Posted by Undertow on 13 October 2018 - 11:20 AM

I'd urge you to seriously reconsider starting UW photography as a beginner diver. You need excellent dive skills to even have a hope of safely pursuing photography UW. Its surprisingly difficult compared to shooting on land.


Please spend some time diving first before trying to shoot photos. I cannot stress this enough. 


That being said, there's also a huge difference between shooting with an big heavy SLR rig and a small point-n-shoot camera. SLR rigs are very awkward to handle in the water - all it would do as a beginner diver is to make diving much more frustrating and dangerous to you and your buddies. 





#399615 Help: Strange circles in pictures

Posted by Undertow on 25 September 2018 - 08:29 AM

Thats interesting that you say blue water pictures. Do you mean as general dive pictures or where you are on shallow depth and shooting whale sharks/whales?


I mean open ocean images - where you're shooting into the endless blue. I've seen some weird things happen, especially in post processing trying to add contrast. 


Yes generally from a shallow depth as I do most of this stuff freediving. 

#399468 Help: Strange circles in pictures

Posted by Undertow on 18 September 2018 - 10:45 PM

I shoot a lot, including tons of blue water whale images and I've never seen a reflection like that. Reflections come from sunlight hitting the front of the lens and reflecting in the dome port. You only ever see a section of the lens, not an entire circle. You'd have to shoot with the sun dead center in the frame for that to be possible. 


I'd agree with troporobo - my best guess is post processing artifacts. It happens with blue water images quite easily. 

#398535 D500 vs D850?

Posted by Undertow on 20 August 2018 - 11:24 PM

What are your reasons for the D850? Just wondering/looking for something that will help me decide.

I wish I had time for the upcoming mirrorless to come out and be proven, housing and such, but I dont.



Well I haven't read through this thread, perhaps this has all been said but...



1. Smaller, which translates to significant size/weight reduction in housings. Its under-appreciated but very important - it will handle better in and out of the water. 

2. 10fps would come in very handy in some shooting situations - I wish I had that. 

3. In a certain sense it has better magnification/DOF for macro - though one can crop a D850 file to nearly D500 dimensions, but it would change your shooting style. 

4. Its much cheaper, as are some housings.  

5. Rectilinear super wide lenses will perform better behind the same size dome. Soft corners are a real challenge.

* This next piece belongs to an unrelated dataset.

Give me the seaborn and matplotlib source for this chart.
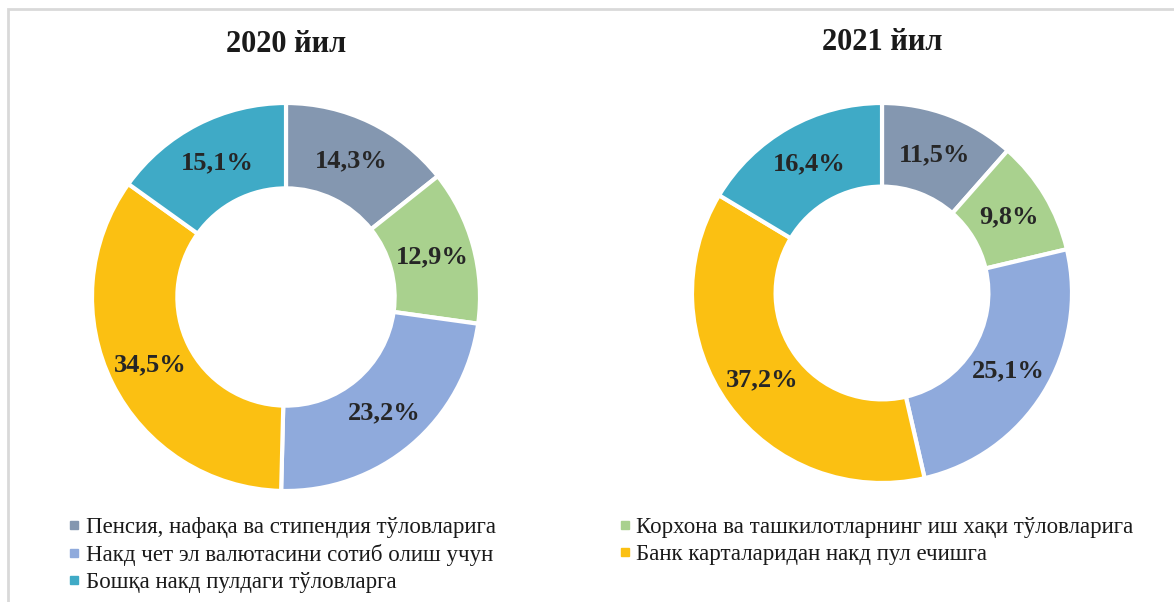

6. If you prefer fisheyes, the Tokina 10-17mm is a DX gem that has no FX equivalent (perhaps the new 8-15mm + kenko TC).

7. It really is right up there in quality - I've shot it alongside my D810 topside and its brilliant, the price difference does not reflect an overall image quality difference. Better value for money. 


Why I'd personally go D850:


1. I want the highest resolution possible - I've had my images blown up to full wall size (7+ meters across) for up-close viewing. Every pixel matters then. But honestly the 12mp from my old D700 is plenty of resolution for 99% of things.

2. I'm set with my full frame lens lineup. I'd have to buy new lenses (superwide zoom, 40mm macro as I love the 60mm view on FX). 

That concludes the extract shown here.